Requirements
Print exactly the part opening with the line containing "Write the seaborn" and closing with the line containing "import pandas as pd", with both of those lines included.

Raw data

** BEGIN **

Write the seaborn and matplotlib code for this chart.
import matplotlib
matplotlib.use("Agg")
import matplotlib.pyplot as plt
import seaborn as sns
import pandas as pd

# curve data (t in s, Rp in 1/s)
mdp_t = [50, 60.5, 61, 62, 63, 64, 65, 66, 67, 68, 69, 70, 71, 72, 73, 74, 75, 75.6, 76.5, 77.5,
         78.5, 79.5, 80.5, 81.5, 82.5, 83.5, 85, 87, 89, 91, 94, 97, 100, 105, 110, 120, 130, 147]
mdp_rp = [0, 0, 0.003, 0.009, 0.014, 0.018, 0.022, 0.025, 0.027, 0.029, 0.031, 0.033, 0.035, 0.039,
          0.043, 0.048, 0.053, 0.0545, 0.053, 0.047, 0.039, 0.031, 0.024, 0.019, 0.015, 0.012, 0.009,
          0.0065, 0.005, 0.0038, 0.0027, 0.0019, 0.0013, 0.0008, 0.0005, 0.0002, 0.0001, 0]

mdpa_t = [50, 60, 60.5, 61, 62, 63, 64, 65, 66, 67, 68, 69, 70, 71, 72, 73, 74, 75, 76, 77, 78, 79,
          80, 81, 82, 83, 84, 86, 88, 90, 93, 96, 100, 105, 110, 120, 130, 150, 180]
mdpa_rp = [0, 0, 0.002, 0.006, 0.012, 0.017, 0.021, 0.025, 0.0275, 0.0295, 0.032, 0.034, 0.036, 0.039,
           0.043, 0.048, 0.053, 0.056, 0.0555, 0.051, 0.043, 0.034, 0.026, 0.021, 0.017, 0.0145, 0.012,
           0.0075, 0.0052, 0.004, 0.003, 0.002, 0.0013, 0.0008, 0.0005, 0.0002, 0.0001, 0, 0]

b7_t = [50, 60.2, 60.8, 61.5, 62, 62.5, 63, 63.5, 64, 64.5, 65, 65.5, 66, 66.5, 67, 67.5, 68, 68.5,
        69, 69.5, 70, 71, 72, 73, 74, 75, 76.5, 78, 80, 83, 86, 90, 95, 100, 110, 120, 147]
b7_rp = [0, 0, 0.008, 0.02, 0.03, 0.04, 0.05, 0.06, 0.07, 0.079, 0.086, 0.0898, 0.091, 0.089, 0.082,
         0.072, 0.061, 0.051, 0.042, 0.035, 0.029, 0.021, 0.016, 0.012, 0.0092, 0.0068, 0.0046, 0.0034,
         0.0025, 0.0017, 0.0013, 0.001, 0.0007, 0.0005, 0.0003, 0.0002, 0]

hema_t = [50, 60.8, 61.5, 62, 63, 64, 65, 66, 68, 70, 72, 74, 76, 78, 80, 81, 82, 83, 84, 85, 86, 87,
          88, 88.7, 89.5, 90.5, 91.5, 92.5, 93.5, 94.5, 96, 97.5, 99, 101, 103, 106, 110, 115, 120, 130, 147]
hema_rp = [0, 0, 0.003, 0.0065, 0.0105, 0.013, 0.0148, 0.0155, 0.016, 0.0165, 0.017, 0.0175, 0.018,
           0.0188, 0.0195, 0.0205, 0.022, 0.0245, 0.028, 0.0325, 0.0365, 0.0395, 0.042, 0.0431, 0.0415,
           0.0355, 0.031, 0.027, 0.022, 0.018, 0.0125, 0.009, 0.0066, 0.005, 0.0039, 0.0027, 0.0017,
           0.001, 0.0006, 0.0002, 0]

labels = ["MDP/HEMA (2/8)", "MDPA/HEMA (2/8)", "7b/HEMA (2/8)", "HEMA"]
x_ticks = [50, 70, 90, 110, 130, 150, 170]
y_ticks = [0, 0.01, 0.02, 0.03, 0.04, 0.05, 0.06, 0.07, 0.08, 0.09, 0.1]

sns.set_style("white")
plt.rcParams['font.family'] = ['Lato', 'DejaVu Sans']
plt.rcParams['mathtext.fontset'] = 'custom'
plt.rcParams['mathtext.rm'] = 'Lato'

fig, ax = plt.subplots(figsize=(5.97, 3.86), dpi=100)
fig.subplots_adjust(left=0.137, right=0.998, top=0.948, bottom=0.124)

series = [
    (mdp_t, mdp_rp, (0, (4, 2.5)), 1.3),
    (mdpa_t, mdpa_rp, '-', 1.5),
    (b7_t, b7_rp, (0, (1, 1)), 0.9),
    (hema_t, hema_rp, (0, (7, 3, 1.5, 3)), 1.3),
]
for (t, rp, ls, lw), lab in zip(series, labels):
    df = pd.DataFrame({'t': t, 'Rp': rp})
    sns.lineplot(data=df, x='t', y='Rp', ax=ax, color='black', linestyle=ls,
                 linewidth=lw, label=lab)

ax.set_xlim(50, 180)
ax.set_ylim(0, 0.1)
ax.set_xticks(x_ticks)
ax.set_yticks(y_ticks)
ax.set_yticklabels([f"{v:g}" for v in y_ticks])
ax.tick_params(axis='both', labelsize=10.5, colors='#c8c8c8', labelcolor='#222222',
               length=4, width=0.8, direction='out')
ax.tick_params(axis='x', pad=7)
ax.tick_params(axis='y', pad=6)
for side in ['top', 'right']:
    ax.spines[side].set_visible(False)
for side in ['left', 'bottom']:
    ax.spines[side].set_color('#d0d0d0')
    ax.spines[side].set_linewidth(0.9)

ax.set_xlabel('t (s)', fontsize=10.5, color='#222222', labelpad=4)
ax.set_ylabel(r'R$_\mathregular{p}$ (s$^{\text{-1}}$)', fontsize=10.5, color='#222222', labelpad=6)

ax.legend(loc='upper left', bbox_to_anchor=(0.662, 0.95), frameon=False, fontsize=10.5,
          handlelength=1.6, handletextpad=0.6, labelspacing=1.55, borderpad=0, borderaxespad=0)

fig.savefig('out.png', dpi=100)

** END **
** BEGIN **

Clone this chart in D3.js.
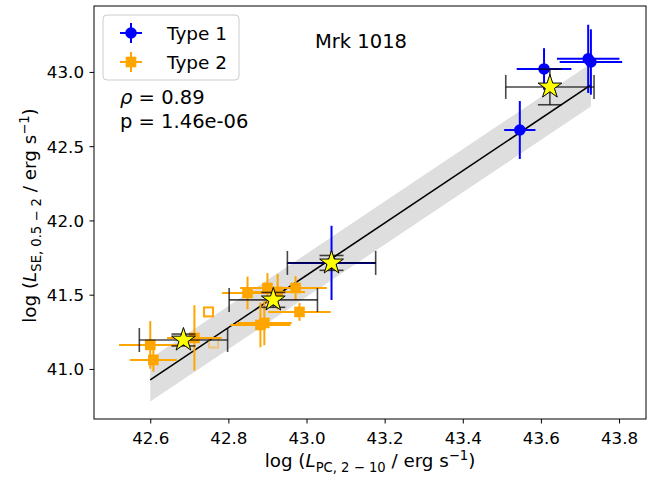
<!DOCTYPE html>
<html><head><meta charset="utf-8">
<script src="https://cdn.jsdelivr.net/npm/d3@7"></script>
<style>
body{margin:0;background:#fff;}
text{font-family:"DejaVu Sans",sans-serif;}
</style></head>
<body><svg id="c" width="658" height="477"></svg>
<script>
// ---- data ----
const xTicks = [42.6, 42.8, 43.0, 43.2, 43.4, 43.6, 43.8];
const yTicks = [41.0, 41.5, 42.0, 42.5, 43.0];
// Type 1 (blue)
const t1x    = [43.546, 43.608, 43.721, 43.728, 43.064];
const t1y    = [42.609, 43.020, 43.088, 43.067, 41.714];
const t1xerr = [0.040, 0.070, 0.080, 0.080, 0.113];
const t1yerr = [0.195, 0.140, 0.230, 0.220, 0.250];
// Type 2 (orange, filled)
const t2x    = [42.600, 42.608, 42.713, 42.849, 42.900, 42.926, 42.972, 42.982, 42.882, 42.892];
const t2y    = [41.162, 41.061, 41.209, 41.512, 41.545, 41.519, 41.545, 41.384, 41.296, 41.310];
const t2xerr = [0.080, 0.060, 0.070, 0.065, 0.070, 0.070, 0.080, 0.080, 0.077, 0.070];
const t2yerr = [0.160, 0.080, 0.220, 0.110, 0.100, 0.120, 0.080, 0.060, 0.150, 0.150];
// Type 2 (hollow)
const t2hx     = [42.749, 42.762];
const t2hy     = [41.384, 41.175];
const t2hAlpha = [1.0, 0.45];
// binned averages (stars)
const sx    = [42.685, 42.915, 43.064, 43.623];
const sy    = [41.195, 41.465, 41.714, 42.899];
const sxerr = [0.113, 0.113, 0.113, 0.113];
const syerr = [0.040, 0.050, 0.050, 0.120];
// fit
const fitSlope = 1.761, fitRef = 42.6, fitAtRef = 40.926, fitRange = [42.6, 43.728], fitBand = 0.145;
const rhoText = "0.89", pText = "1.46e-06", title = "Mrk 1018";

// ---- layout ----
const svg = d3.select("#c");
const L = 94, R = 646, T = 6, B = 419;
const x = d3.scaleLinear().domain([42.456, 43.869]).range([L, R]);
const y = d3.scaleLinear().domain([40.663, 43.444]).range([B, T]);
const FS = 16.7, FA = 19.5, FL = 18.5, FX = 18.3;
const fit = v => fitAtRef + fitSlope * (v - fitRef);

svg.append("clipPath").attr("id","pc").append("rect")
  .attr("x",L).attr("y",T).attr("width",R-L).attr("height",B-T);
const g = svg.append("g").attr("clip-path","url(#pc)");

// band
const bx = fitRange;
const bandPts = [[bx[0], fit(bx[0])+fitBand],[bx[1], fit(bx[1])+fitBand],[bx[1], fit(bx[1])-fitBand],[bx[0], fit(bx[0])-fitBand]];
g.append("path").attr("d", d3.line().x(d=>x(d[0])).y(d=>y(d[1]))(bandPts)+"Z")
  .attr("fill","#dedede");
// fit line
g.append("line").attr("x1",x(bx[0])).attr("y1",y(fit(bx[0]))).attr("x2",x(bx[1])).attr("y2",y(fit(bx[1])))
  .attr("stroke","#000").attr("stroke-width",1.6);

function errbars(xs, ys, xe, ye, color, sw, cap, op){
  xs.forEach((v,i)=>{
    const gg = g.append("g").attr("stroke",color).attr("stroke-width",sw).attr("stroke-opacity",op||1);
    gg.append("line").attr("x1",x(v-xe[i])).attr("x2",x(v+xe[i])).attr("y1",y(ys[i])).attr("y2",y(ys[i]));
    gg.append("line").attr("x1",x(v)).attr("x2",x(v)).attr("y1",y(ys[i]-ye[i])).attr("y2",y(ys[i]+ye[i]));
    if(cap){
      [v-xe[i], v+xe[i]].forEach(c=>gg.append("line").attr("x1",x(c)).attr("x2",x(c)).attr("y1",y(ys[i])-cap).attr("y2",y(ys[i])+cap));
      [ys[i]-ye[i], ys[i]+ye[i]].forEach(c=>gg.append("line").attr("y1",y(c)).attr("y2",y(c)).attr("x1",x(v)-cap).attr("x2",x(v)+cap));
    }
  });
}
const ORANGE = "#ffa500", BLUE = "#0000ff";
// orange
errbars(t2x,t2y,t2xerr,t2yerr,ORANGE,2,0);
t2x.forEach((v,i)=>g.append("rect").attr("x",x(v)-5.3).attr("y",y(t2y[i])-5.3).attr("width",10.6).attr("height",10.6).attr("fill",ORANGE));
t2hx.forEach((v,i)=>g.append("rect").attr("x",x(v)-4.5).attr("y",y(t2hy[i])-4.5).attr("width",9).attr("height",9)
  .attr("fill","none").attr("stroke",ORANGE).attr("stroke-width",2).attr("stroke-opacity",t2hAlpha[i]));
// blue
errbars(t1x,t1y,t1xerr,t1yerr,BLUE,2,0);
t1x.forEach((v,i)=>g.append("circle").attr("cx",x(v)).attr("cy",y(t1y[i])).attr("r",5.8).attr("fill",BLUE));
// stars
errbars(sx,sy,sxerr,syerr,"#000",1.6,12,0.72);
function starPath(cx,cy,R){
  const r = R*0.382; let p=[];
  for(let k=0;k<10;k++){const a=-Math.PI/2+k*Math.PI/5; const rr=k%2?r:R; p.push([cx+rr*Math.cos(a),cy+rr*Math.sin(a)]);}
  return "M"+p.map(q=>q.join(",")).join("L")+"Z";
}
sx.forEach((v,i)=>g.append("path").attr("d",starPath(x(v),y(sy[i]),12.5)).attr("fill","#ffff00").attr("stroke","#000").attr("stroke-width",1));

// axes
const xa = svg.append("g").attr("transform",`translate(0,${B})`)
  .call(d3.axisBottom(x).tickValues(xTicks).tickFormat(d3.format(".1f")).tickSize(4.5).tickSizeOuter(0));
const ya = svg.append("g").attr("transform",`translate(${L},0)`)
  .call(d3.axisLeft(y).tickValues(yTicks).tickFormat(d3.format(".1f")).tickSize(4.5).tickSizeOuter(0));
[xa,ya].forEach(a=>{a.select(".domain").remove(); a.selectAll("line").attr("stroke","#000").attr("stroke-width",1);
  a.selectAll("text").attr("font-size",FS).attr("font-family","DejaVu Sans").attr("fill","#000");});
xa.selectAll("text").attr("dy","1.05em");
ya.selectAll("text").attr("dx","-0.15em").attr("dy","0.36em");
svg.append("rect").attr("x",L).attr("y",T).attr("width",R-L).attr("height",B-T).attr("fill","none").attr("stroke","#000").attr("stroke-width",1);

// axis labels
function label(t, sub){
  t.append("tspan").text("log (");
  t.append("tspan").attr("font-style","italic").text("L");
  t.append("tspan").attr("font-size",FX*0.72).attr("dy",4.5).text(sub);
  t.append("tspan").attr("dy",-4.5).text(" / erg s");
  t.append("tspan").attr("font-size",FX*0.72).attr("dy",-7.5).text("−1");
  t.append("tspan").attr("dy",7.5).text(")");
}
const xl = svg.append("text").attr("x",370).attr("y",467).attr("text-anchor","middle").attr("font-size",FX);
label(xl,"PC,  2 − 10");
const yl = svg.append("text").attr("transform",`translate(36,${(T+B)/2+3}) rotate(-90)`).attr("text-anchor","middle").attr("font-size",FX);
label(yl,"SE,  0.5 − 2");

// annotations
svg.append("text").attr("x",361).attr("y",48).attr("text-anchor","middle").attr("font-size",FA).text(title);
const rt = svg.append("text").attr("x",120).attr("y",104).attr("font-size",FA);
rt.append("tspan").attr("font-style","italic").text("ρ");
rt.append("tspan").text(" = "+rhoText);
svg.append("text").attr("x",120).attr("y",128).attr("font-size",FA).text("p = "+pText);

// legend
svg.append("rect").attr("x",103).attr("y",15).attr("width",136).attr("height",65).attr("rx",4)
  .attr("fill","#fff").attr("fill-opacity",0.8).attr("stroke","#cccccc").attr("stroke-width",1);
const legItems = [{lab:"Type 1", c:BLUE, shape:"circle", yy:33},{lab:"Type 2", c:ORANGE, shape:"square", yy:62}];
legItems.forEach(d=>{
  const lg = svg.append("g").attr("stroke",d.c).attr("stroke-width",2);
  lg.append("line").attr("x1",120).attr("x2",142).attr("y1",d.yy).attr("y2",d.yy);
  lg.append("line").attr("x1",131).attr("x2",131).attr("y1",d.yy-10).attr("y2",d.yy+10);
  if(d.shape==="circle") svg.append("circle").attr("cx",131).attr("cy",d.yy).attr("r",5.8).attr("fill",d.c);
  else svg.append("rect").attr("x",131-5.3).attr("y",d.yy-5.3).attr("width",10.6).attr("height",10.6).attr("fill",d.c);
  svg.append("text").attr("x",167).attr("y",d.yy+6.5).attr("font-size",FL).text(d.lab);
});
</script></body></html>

** END **

Full response
Write the seaborn and matplotlib code for this chart.
import matplotlib
matplotlib.use("Agg")
import matplotlib.pyplot as plt
import seaborn as sns
import pandas as pd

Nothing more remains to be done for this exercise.